**PROVIDED DATA**
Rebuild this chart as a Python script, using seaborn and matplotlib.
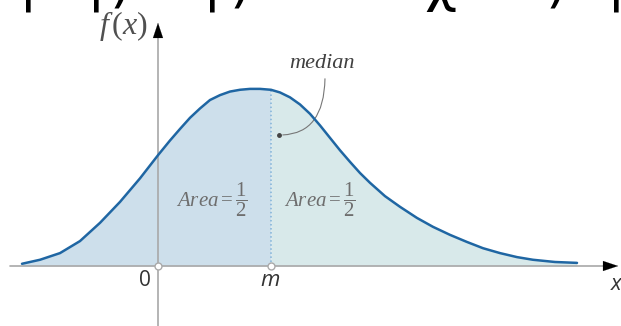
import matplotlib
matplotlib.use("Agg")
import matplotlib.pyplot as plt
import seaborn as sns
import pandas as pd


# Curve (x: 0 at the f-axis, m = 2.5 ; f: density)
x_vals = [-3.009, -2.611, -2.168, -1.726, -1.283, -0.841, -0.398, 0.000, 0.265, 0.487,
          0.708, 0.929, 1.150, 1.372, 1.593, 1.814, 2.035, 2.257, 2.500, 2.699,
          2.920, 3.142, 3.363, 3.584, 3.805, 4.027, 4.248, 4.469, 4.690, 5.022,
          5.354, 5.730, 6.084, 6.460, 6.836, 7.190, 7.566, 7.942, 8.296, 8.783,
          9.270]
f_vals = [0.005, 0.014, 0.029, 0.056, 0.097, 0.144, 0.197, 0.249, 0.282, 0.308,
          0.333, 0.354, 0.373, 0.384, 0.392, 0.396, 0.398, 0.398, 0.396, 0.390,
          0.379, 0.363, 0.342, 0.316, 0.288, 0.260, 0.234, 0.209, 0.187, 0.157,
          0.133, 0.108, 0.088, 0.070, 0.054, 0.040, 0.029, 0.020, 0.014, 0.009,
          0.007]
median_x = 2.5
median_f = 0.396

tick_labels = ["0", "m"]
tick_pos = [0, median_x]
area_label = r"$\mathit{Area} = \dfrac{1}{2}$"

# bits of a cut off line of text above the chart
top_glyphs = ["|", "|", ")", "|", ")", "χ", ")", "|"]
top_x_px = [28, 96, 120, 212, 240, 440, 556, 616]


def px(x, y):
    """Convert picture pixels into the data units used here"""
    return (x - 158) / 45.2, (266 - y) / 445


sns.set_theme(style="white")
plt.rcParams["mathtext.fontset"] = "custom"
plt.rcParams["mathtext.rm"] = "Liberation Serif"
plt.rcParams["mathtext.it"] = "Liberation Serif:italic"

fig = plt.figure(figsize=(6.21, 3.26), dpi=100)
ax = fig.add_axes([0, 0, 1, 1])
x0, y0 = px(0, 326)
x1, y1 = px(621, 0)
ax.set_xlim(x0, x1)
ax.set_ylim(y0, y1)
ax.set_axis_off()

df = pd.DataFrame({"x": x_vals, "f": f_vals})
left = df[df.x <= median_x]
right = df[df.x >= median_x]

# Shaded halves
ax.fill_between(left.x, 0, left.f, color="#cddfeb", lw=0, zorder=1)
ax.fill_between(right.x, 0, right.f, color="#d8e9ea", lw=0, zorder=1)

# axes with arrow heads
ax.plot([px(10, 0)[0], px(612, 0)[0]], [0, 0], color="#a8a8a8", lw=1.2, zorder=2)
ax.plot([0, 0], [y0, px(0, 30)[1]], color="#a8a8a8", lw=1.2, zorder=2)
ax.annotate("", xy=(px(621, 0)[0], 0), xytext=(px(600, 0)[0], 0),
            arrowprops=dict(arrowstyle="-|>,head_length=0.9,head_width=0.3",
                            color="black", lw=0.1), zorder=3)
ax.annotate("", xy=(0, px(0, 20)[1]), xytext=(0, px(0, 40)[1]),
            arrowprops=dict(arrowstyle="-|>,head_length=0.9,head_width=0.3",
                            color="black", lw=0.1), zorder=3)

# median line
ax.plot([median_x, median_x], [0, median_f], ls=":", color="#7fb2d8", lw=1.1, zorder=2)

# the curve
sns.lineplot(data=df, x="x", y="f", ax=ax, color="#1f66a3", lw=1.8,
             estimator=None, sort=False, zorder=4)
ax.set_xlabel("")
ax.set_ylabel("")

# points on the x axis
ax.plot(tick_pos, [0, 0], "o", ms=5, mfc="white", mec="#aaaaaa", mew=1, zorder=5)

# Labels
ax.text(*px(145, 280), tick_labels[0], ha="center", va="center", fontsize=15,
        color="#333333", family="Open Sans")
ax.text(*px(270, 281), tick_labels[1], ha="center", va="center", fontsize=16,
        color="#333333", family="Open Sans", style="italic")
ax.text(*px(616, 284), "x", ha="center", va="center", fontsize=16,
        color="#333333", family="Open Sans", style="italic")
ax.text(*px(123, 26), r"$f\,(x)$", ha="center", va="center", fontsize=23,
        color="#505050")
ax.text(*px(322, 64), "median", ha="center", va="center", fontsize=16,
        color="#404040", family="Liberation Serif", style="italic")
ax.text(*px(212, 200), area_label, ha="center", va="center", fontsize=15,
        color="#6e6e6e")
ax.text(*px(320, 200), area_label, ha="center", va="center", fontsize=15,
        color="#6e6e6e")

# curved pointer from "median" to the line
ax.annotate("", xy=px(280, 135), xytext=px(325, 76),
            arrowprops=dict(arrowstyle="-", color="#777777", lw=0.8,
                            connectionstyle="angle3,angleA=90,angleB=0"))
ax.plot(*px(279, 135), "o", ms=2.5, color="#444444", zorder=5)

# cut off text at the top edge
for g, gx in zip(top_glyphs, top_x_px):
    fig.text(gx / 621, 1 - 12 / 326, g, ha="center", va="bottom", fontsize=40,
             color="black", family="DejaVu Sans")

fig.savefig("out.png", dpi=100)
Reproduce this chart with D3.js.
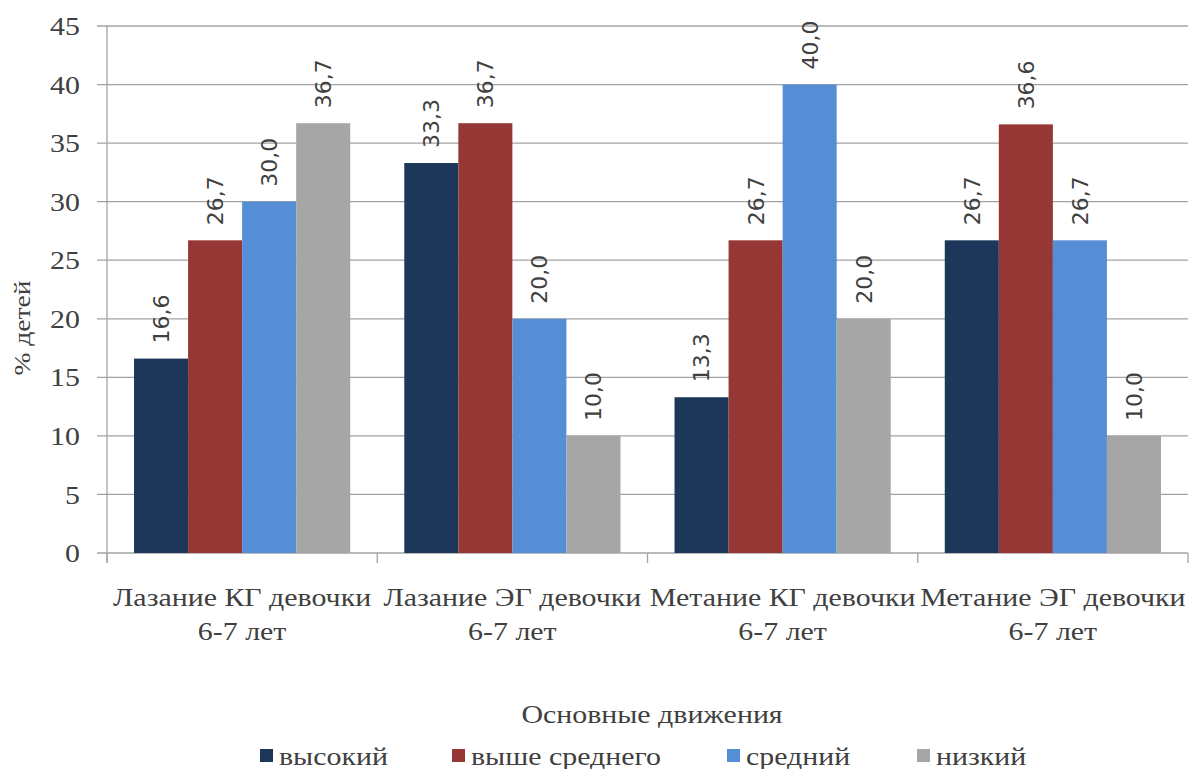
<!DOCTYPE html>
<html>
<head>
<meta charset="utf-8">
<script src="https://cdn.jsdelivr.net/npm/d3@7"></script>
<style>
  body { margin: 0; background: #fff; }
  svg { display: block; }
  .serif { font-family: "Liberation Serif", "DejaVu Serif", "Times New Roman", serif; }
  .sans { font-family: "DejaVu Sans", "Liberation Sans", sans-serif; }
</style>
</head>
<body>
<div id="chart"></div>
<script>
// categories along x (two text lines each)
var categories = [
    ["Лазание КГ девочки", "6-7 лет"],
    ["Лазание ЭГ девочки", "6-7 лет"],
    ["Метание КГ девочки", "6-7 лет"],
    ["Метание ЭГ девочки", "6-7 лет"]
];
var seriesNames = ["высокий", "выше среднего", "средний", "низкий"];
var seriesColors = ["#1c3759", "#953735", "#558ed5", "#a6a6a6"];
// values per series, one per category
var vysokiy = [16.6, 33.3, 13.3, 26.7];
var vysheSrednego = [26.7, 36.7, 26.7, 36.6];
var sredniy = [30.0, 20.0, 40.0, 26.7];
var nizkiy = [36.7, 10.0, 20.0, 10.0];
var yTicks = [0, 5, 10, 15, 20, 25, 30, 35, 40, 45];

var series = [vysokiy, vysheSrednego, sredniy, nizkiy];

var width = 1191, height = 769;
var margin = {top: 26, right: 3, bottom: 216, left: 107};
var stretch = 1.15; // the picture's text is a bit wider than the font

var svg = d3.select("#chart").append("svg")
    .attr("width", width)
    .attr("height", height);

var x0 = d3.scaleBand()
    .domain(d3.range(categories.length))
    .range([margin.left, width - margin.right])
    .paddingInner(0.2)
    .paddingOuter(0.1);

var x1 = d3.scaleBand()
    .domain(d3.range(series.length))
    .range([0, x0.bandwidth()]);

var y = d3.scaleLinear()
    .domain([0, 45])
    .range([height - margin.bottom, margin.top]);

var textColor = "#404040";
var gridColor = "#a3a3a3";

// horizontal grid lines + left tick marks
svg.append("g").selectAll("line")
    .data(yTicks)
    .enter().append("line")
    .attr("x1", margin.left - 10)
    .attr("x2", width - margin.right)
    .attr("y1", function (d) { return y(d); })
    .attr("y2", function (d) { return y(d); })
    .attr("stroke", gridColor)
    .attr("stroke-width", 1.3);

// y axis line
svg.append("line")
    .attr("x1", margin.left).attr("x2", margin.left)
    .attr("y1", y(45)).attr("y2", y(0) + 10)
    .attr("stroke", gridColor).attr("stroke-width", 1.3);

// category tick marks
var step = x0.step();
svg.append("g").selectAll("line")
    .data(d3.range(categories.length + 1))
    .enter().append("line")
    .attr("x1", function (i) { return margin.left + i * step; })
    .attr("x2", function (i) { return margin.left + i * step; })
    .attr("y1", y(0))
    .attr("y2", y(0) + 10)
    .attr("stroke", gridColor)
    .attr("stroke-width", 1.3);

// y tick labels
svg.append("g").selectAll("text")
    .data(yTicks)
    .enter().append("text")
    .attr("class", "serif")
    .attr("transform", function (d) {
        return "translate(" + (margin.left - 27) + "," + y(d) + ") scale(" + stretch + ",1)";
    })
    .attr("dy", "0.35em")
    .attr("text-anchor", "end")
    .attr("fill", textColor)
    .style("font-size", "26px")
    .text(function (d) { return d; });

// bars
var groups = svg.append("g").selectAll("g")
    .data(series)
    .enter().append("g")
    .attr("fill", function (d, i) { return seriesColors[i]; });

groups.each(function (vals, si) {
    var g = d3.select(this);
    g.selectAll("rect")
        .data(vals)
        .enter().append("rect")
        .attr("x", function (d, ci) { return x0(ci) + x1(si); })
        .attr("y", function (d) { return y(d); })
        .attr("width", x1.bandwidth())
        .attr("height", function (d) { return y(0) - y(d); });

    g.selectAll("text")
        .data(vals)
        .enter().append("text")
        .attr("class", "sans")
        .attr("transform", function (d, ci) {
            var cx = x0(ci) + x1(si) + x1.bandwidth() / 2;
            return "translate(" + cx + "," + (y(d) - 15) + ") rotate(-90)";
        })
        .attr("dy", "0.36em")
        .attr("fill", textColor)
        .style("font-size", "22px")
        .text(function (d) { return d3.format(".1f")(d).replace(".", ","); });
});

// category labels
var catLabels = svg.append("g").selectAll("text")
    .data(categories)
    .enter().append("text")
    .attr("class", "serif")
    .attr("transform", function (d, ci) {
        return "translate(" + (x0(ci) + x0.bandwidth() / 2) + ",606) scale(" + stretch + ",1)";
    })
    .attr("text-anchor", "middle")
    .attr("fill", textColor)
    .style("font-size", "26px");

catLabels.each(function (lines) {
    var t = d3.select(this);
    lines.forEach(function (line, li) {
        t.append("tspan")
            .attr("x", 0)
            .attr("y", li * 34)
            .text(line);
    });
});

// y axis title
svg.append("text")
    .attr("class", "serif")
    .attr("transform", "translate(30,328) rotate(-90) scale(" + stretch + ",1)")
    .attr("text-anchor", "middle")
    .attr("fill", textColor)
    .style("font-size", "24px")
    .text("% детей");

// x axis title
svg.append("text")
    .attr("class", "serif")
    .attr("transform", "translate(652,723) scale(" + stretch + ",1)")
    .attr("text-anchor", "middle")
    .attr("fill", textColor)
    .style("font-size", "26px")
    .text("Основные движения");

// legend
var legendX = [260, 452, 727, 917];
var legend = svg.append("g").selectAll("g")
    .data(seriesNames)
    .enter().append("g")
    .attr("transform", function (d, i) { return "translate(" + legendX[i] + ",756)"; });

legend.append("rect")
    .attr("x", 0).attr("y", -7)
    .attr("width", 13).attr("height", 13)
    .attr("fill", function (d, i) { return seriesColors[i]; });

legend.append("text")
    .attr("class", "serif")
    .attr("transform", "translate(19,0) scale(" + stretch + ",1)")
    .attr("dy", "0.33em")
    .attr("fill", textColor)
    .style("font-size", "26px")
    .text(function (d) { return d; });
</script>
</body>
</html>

**WHAT YOU SHOULD DO**
Determine how many lines of the listing hold the word "script" and reply with that figure alone.

**EXERCISE RESPONSE**
4